Photos from inside the old vaults of one of Birmingham’s newly renovated historic buildings.
Photos by Cody Owens.
Renovations on the historic Federal Reserve Building in downtown Birmingham began in 2014 after Harbert Realty and Capstone Real Estate Investments decided to breathe new life into the building that was once a hub for economic activity in the city.
From 1927 until 2000 the bank was a key component for economic development in Birmingham, until the Federal Reserve Bank of Atlanta branch moved operations to Liberty Park, south of downtown.
In January the first tenants will begin to move into the third floor space, the first to be completed. Each floor will be leased separately, according to the developers. Weld was offered a tour of the newly finished —and, in some places, unfinished — building in the heart of Birmingham’s financial district.
In the subbasement, there is an old firing range that officials used to put to good use. The original sign still hangs above the area where officers would practice shooting targets 30 feet below ground.
Portions of the two-story vault, half of which is located underground, served as a temporary jail for inmates coming from the federal courthouse across Fifth Avenue North. A tunnel that runs under the street connecting the courthouse to the holding cells has since been walled off from the vaults.
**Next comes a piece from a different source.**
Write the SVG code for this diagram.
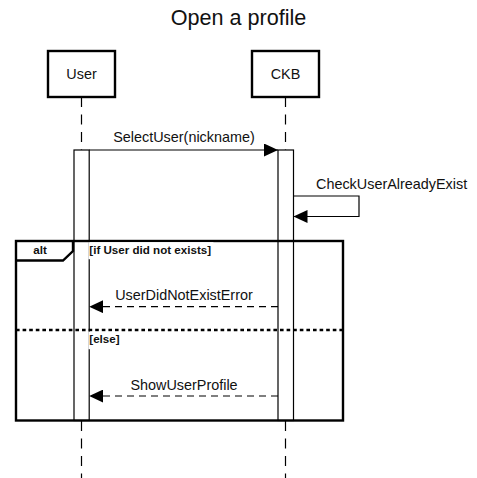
<svg xmlns="http://www.w3.org/2000/svg" width="477" height="478" viewBox="0 0 477 478">
<style>
text{font-family:"Liberation Sans",Arial,sans-serif;fill:#111}
.title{font-size:21.6px}
.msg{font-size:14.4px}
.part{fill:#fff;stroke:#000;stroke-width:2.4}
.life{stroke:#000;stroke-width:1.2;stroke-dasharray:10 7.5;fill:none}
.act{fill:#fff;stroke:#000;stroke-width:1.2}
.line{stroke:#000;stroke-width:1.2;fill:none}
.ret{stroke:#000;stroke-width:1.2;fill:none;stroke-dasharray:7 5}
.frame{fill:none;stroke:#000;stroke-width:2.4}
.cond{font-size:11.6px;font-weight:bold}
</style>
<defs>
<marker id="ah" viewBox="0 0 14 13" refX="14" refY="6.5" markerWidth="14" markerHeight="13" markerUnits="userSpaceOnUse" orient="auto">
<path d="M0,0 L14,6.5 L0,13 Z" fill="#000"/>
</marker>
</defs>
<rect width="477" height="478" fill="#fff"/>
<text class="title" x="238.5" y="25" text-anchor="middle">Open a profile</text>
<g id="lifelines">
<line class="life" x1="81.5" y1="97" x2="81.5" y2="150"/>
<line class="life" x1="81.5" y1="421" x2="81.5" y2="478"/>
<line class="life" x1="285.5" y1="97" x2="285.5" y2="150"/>
<line class="life" x1="285.5" y1="421" x2="285.5" y2="478"/>
</g>
<g id="user">
<rect class="part" x="48" y="51" width="67" height="46"/>
<text class="msg" x="81.5" y="79" text-anchor="middle">User</text>
</g>
<g id="ckb">
<rect class="part" x="252" y="51" width="67" height="46"/>
<text class="msg" x="285.5" y="79" text-anchor="middle">CKB</text>
</g>
<g id="user-activation">
<rect class="act" x="74" y="150" width="15.2" height="270.5"/>
</g>
<g id="ckb-activation">
<rect class="act" x="278" y="150" width="15.5" height="270.5"/>
</g>
<g id="alt-frame">
<rect class="frame" x="16" y="241" width="327" height="179.5"/>
<path class="frame" d="M16,260.5 L63,260.5 L73,251 L73,241"/>
<text class="cond" x="40" y="254" text-anchor="middle">alt</text>
<line x1="16" y1="330" x2="343" y2="330" stroke="#000" stroke-width="2.4" stroke-dasharray="3.6 3"/>
<rect x="88.4" y="242.2" width="125" height="17" fill="#fff"/>
<text class="cond" x="89.3" y="254">[if User did not exists]</text>
<rect x="88.4" y="331.7" width="33" height="17.5" fill="#fff"/>
<text class="cond" x="89.3" y="343">[else]</text>
</g>
<g id="connectors">
<line class="line" x1="89.2" y1="150" x2="278" y2="150" marker-end="url(#ah)"/>
<text class="msg" x="184" y="142" text-anchor="middle">SelectUser(nickname)</text>
<path class="line" d="M293.5,196 L359,196 L359,216.5 L293.5,216.5" marker-end="url(#ah)"/>
<text class="msg" x="316" y="189">CheckUserAlreadyExist</text>
<line class="ret" x1="278" y1="306.7" x2="89.2" y2="306.7" marker-end="url(#ah)"/>
<text class="msg" x="184" y="300" text-anchor="middle">UserDidNotExistError</text>
<line class="ret" x1="278" y1="396" x2="89.2" y2="396" marker-end="url(#ah)"/>
<text class="msg" x="184" y="390" text-anchor="middle">ShowUserProfile</text>
</g>
</svg>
Large windows overlook the federal courthouse across the street and offer similarly unique views of the city throughout the various spaces in the building.
The vault doors are so heavy that the foundation had to be reinforced beneath them. The developers were unable to remove them, so instead have repurposed them for the space. On the first floor, one of the old vaults has been converted into a bathroom for the restaurant, Urban Cookhouse, and other tenants that will eventually occupy the space.
The original doors leading to the ramp where money trucks would drive from the street to the bank’s vaults are still in place. The developer decided to refinish them, much like other historical components of the property, as opposed to replacing them.
The original atrium was three stories tall but had been redone at some point, walling off the top two floors from the one below. The space will now serve as an office.